# start of Data provided

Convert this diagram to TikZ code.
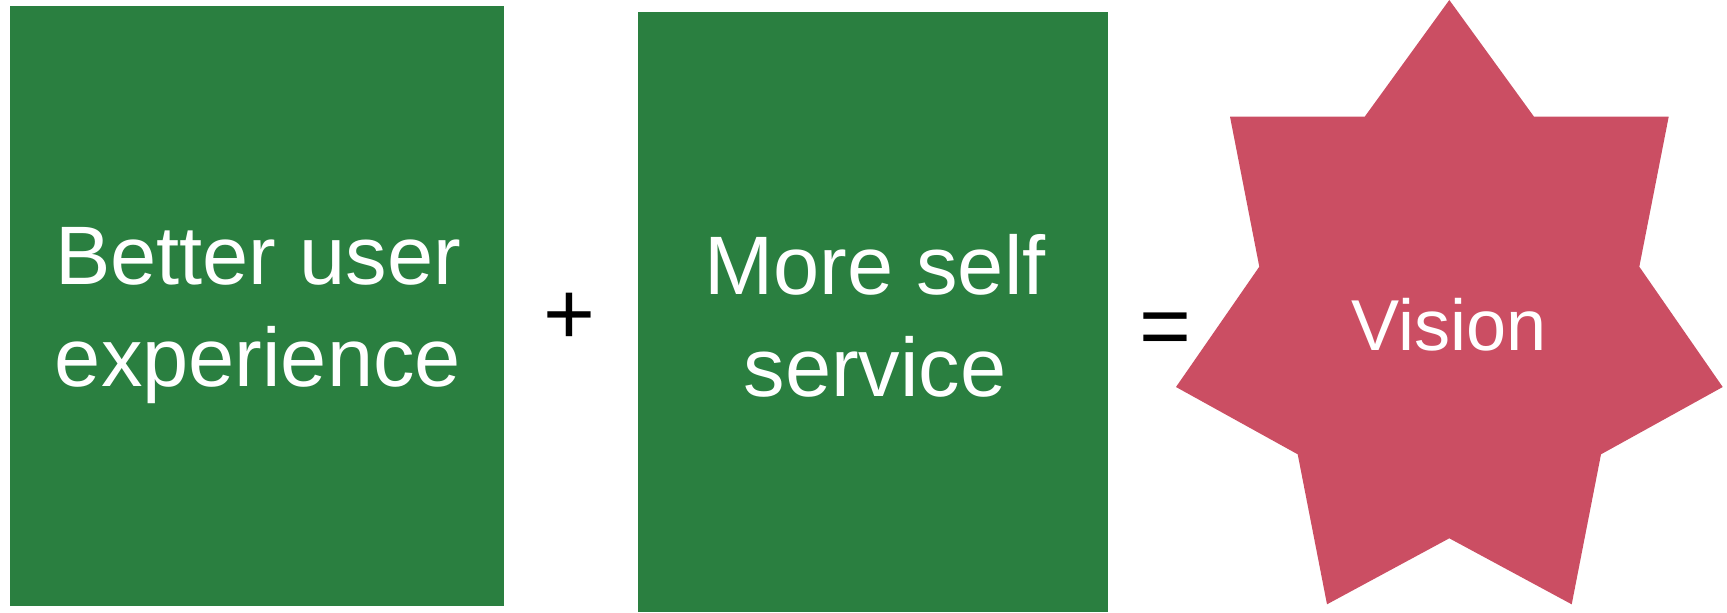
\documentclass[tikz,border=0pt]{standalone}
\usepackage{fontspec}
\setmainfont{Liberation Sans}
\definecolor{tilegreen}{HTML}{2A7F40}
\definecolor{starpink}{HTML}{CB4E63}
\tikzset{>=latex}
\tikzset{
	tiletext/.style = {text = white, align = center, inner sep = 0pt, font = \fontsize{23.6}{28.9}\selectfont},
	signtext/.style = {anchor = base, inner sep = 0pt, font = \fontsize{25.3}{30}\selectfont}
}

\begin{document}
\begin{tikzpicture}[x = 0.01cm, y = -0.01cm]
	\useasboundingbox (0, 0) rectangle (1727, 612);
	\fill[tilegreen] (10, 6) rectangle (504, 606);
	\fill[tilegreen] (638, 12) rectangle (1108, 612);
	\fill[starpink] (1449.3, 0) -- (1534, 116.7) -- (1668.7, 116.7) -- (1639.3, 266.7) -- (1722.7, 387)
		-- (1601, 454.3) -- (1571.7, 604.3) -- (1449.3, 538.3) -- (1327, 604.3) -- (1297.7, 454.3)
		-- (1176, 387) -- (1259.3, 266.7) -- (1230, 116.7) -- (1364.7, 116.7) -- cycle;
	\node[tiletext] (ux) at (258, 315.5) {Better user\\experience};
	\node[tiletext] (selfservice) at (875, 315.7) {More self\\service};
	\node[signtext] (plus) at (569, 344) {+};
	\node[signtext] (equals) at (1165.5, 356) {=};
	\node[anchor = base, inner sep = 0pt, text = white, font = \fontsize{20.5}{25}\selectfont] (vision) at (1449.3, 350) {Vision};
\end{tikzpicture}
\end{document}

# end of Data provided

Transcribe the material exactly, and leave out whatever pictures it holds.

Convert this diagram to TikZ code.
\documentclass[tikz,border=0pt]{standalone}
\usepackage{fontspec}
\setmainfont{Liberation Sans}
\definecolor{tilegreen}{HTML}{2A7F40}
\definecolor{starpink}{HTML}{CB4E63}
\tikzset{>=latex}
\tikzset{
	tiletext/.style = {text = white, align = center, inner sep = 0pt, font = \fontsize{23.6}{28.9}\selectfont},
	signtext/.style = {anchor = base, inner sep = 0pt, font = \fontsize{25.3}{30}\selectfont}
}

\begin{document}
\begin{tikzpicture}[x = 0.01cm, y = -0.01cm]
	\useasboundingbox (0, 0) rectangle (1727, 612);
	\fill[tilegreen] (10, 6) rectangle (504, 606);
	\fill[tilegreen] (638, 12) rectangle (1108, 612);
	\fill[starpink] (1449.3, 0) -- (1534, 116.7) -- (1668.7, 116.7) -- (1639.3, 266.7) -- (1722.7, 387)
		-- (1601, 454.3) -- (1571.7, 604.3) -- (1449.3, 538.3) -- (1327, 604.3) -- (1297.7, 454.3)
		-- (1176, 387) -- (1259.3, 266.7) -- (1230, 116.7) -- (1364.7, 116.7) -- cycle;
	\node[tiletext] (ux) at (258, 315.5) {Better user\\experience};
	\node[tiletext] (selfservice) at (875, 315.7) {More self\\service};
	\node[signtext] (plus) at (569, 344) {+};
	\node[signtext] (equals) at (1165.5, 356) {=};
	\node[anchor = base, inner sep = 0pt, text = white, font = \fontsize{20.5}{25}\selectfont] (vision) at (1449.3, 350) {Vision};
\end{tikzpicture}
\end{document}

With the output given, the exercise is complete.